Os melhores amigos dos escritores são os outros escritores, aqueles que nos fazem companhia com os seus livros, nos quais vamos buscar fios de pensamentos que atamos aos nossos fios. Por vezes basta apenas um conceito para nos abrir a janela da imaginação e encontrar um caminho qualquer para inventar uma história, criar um personagem, imaginar um lugar ou viajar no tempo. Outras vezes, com a sua simplicidade e clareza, dizem por outras palavras o mesmo que pensamos ou sentimos, e essa mera constatação faz com que a solidão seja atenuada. Julian Barnes escreveu, há dois tipos essenciais de solidão: a de não termos encontrado ninguém a quem amar e a de termos sido privados da pessoa que amávamos. A primeira é pior, remata o escritor inglês a quem gostam de chamar o mago do coração.
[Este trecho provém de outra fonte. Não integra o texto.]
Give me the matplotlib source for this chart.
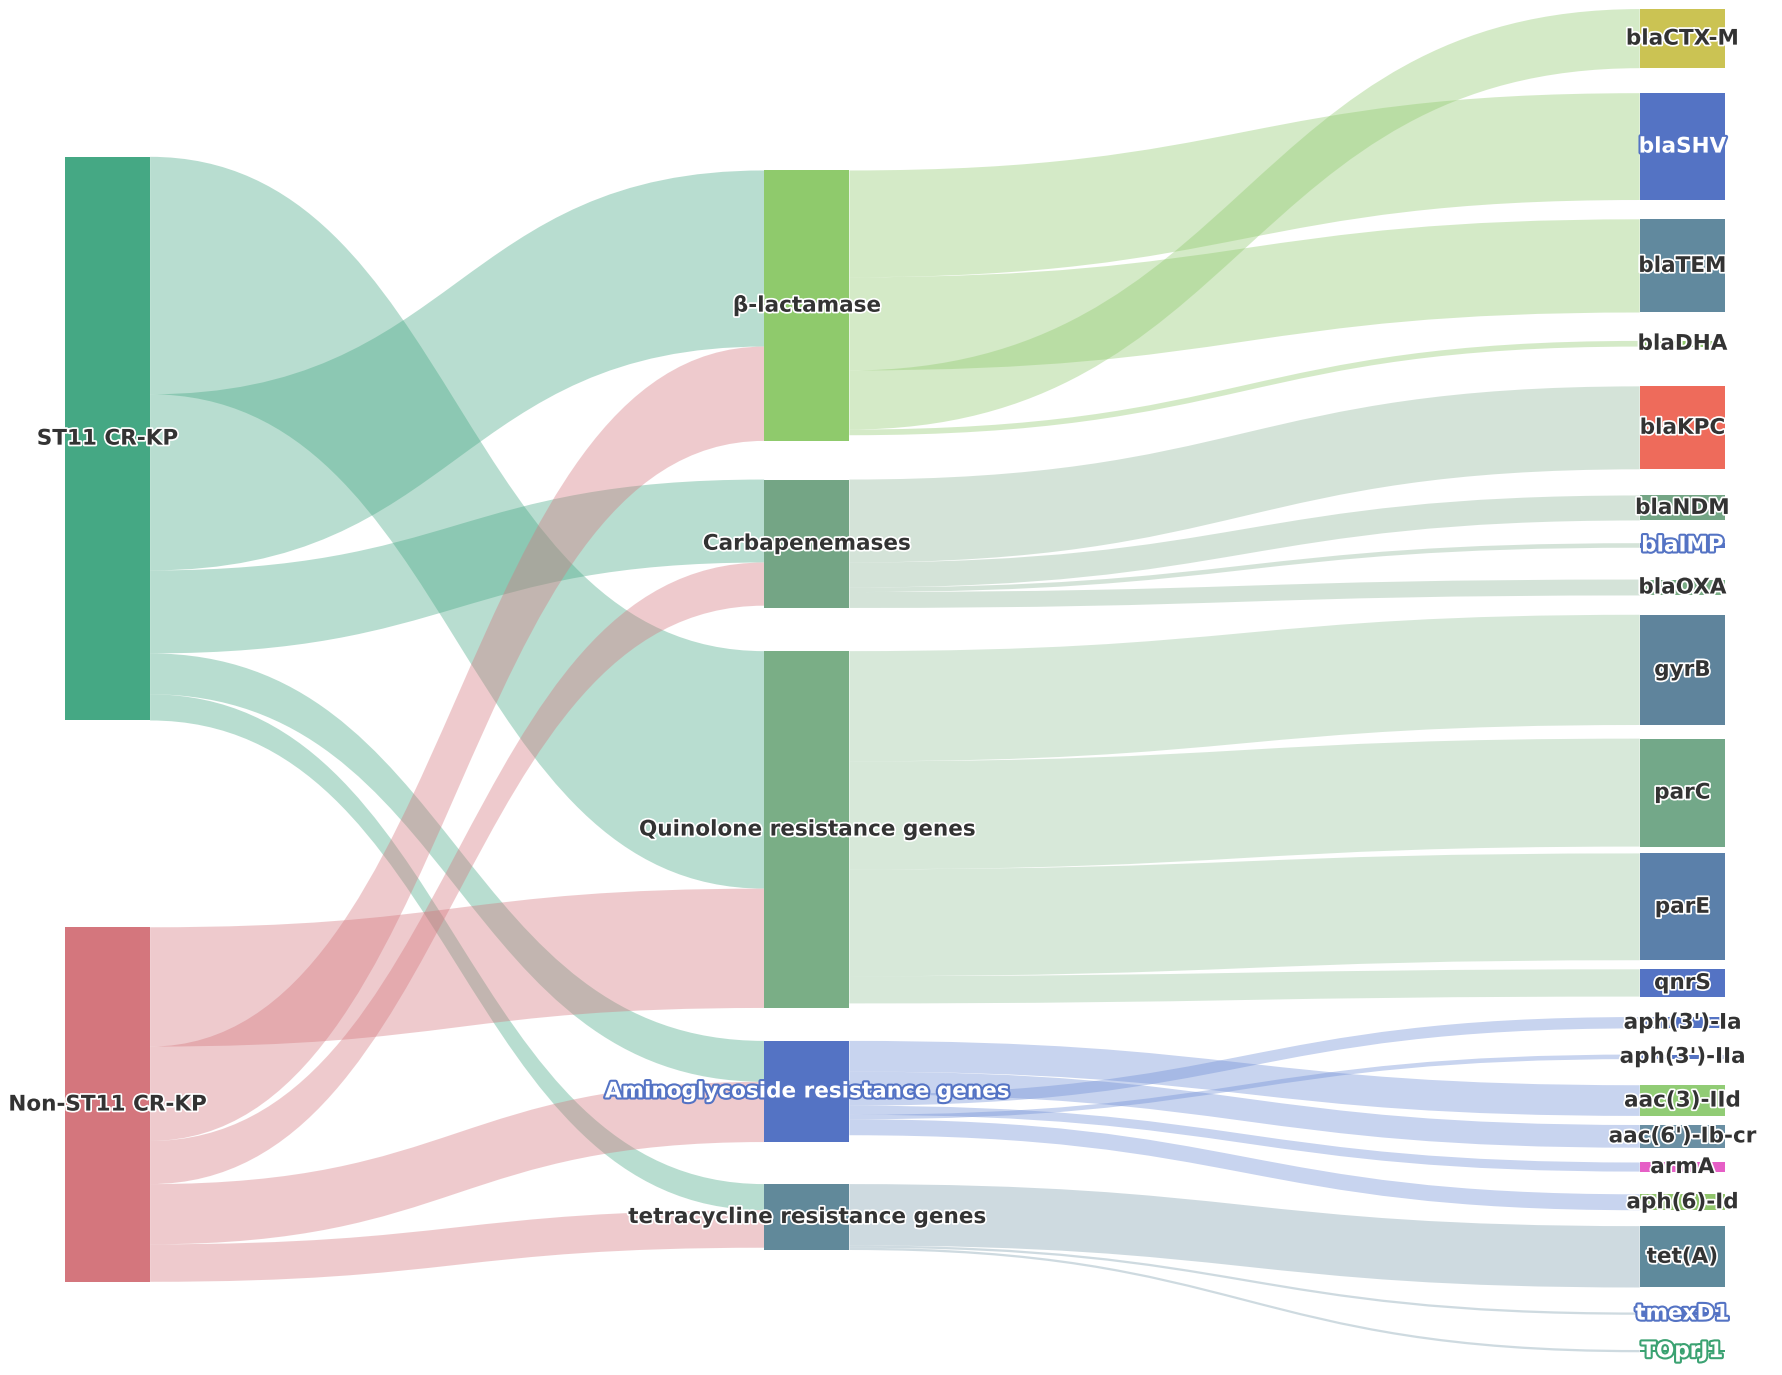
import matplotlib.pyplot as plt
from matplotlib.path import Path
from matplotlib.patches import PathPatch, Rectangle
import matplotlib.patheffects as pe

# Data: Sankey links (source, target, value)
sources = ["ST11 CR-KP", "Non-ST11 CR-KP"]
classes = ["β-lactamase", "Carbapenemases", "Quinolone resistance genes",
           "Aminoglycoside resistance genes", "tetracycline resistance genes"]
genes = ["blaCTX-M", "blaSHV", "blaTEM", "blaDHA", "blaKPC", "blaNDM", "blaIMP", "blaOXA",
         "gyrB", "parC", "parE", "qnrS",
         "aph(3')-Ia", "aph(3')-IIa", "aac(3)-IId", "aac(6')-Ib-cr", "armA", "aph(6)-Id",
         "tet(A)", "tmexD1", "TOprJ1"]

# values listed in link order: Quinolone, β-lactamase, Carbapenemases, Aminoglycoside, tetracycline
source_targets = [2, 0, 1, 3, 4]
st11_values = [209, 155, 73, 36, 23]
nonst11_values = [105, 83, 38, 53, 33]

beta_links = [("blaSHV", 94), ("blaTEM", 82), ("blaCTX-M", 52), ("blaDHA", 5)]
carb_links = [("blaKPC", 73), ("blaNDM", 22), ("blaIMP", 4), ("blaOXA", 14)]
quin_links = [("gyrB", 97), ("parC", 95), ("parE", 94), ("qnrS", 24)]
amino_links = [("aac(3)-IId", 27), ("aac(6')-Ib-cr", 20), ("aph(3')-Ia", 10),
               ("armA", 8), ("aph(3')-IIa", 4), ("aph(6)-Id", 14)]
tet_links = [("tet(A)", 54), ("tmexD1", 2), ("TOprJ1", 2)]

# Layout (reference pixel space, 1568 x 1210)
col_x = [57, 672, 1442]
node_w = 75
col0_top, col0_gaps = 138, [182]
col1_top, col1_gaps = 150, [34, 38, 29, 37]
col2_top, col2_gaps = 8, [22, 17, 25, 35, 23, 20, 28, 17, 12, 6, 8, 18, 23, 23, 8, 13, 20, 14, 22, 31]

colors = {
    "ST11 CR-KP": "#45a884", "Non-ST11 CR-KP": "#d4767d",
    "β-lactamase": "#8fca6c", "Carbapenemases": "#74a585", "Quinolone resistance genes": "#7aae86",
    "Aminoglycoside resistance genes": "#5473c4", "tetracycline resistance genes": "#61899a",
    "blaCTX-M": "#cbc353", "blaSHV": "#5473c4", "blaTEM": "#61899e", "blaDHA": "#8fca6c",
    "blaKPC": "#ee6b5b", "blaNDM": "#74a585", "blaIMP": "#5473c4", "blaOXA": "#7aae86",
    "gyrB": "#5f849c", "parC": "#73a889", "parE": "#5b80aa", "qnrS": "#5473c4",
    "aph(3')-Ia": "#5473c4", "aph(3')-IIa": "#5473c4", "aac(3)-IId": "#91cc75",
    "aac(6')-Ib-cr": "#6a8fa3", "armA": "#e65fc6", "aph(6)-Id": "#8fc46a",
    "tet(A)": "#5f8a9c", "tmexD1": "#5473c4", "TOprJ1": "#3ba272",
}
link_colors = {
    "ST11 CR-KP": "#45a884", "Non-ST11 CR-KP": "#d4767d",
    "β-lactamase": "#8fca6c", "Carbapenemases": "#8fb79a", "Quinolone resistance genes": "#96c49c",
    "Aminoglycoside resistance genes": "#6f8ed6", "tetracycline resistance genes": "#7f9fae",
}
outlined = {"blaSHV": "#5473c4", "blaIMP": "#5473c4", "tmexD1": "#5473c4",
            "TOprJ1": "#3ba272", "Aminoglycoside resistance genes": "#5473c4"}

# Build link list
links = []
for vals, s in [(st11_values, sources[0]), (nonst11_values, sources[1])]:
    for ti, v in zip(source_targets, vals):
        links.append((s, classes[ti], v))
for c, lst in zip(classes, [beta_links, carb_links, quin_links, amino_links, tet_links]):
    for g, v in lst:
        links.append((c, g, v))

# Node sizes
size = {}
for s, t, v in links:
    size.setdefault(s, [0, 0]); size.setdefault(t, [0, 0])
    size[s][0] += v; size[t][1] += v
node_h = {n: max(io) for n, io in size.items()}

node_top, node_col = {}, {}
for ci, (names, top, gaps) in enumerate([(sources, col0_top, col0_gaps),
                                         (classes, col1_top, col1_gaps),
                                         (genes, col2_top, col2_gaps)]):
    y = top
    for k, n in enumerate(names):
        node_top[n] = y
        node_col[n] = ci
        y += node_h[n] + (gaps[k] if k < len(gaps) else 0)

fig = plt.figure(figsize=(17.83, 13.75), dpi=100)
ax = fig.add_axes([0, 0, 1, 1])
ax.set_xlim(0, 1568)
ax.set_ylim(1210, 0)
ax.axis("off")

out_off = {n: 0 for n in node_h}
in_off = {n: 0 for n in node_h}
for s, t, v in links:
    x0 = col_x[node_col[s]] + node_w
    x1 = col_x[node_col[t]]
    y0 = node_top[s] + out_off[s]
    y1 = node_top[t] + in_off[t]
    out_off[s] += v
    in_off[t] += v
    xm = (x0 + x1) / 2
    verts = [(x0, y0), (xm, y0), (xm, y1), (x1, y1),
             (x1, y1 + v), (xm, y1 + v), (xm, y0 + v), (x0, y0 + v), (x0, y0)]
    codes = [Path.MOVETO, Path.CURVE4, Path.CURVE4, Path.CURVE4,
             Path.LINETO, Path.CURVE4, Path.CURVE4, Path.CURVE4, Path.CLOSEPOLY]
    ax.add_patch(PathPatch(Path(verts, codes), facecolor=link_colors[s],
                           edgecolor="none", alpha=0.38, zorder=1))

for n in node_h:
    x = col_x[node_col[n]]
    ax.add_patch(Rectangle((x, node_top[n]), node_w, node_h[n],
                           facecolor=colors[n], edgecolor="none", zorder=2))
    cy = node_top[n] + node_h[n] / 2
    if n in outlined:
        ax.text(x + node_w / 2, cy, n, ha="center", va="center", fontsize=15.5,
                fontweight="bold", color="white", zorder=3,
                path_effects=[pe.withStroke(linewidth=3, foreground=outlined[n])])
    else:
        ax.text(x + node_w / 2, cy, n, ha="center", va="center", fontsize=15.5,
                fontweight="bold", color="#333333", zorder=3,
                path_effects=[pe.withStroke(linewidth=2.5, foreground="white")])

fig.savefig("out.png", dpi=100)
Barnes é um colecionador de prémios literários, os quais, estou em crer, não diminuem em nada o seu sentido de solidão. Ele acredita que as memórias se vão alterando cada vez que as contamos, a ponto de se tornarem ficção. Para aliviar a solidão, gosta de imaginar que tem um leitor a seu lado enquanto está a escrever. E afirma que não usa o amor como matéria para a sua escrita, porque o amor já está presente em tudo e constitui a força mais complicada e fascinante que existe. O amor e a morte são os temas principais para um escritor, porque nunca desaparecem. Já John dos Passos afirmava o mesmo.

Como será então a vida das pessoas que nunca amaram verdadeiramente ninguém? Dos narcisistas que não conseguem sentir amor para lá da sua imagem refletida em rios que secam, espelhos que se partem com o tempo e ficam reduzidos a estilhaços da existência, tristes e escuras radiografias nas quais apenas se destacam as manchas de uma doença má? A minha querida Agustina também dizia que o pior é não amar ninguém. Ninguém quer um espelho partido em casa, nem sequer na arrecadação do prédio. Amar continua a ser o verbo-arma que melhor combate a solidão, seja de um escritor ou de alguém que trabalha todos os dias com outras pessoas.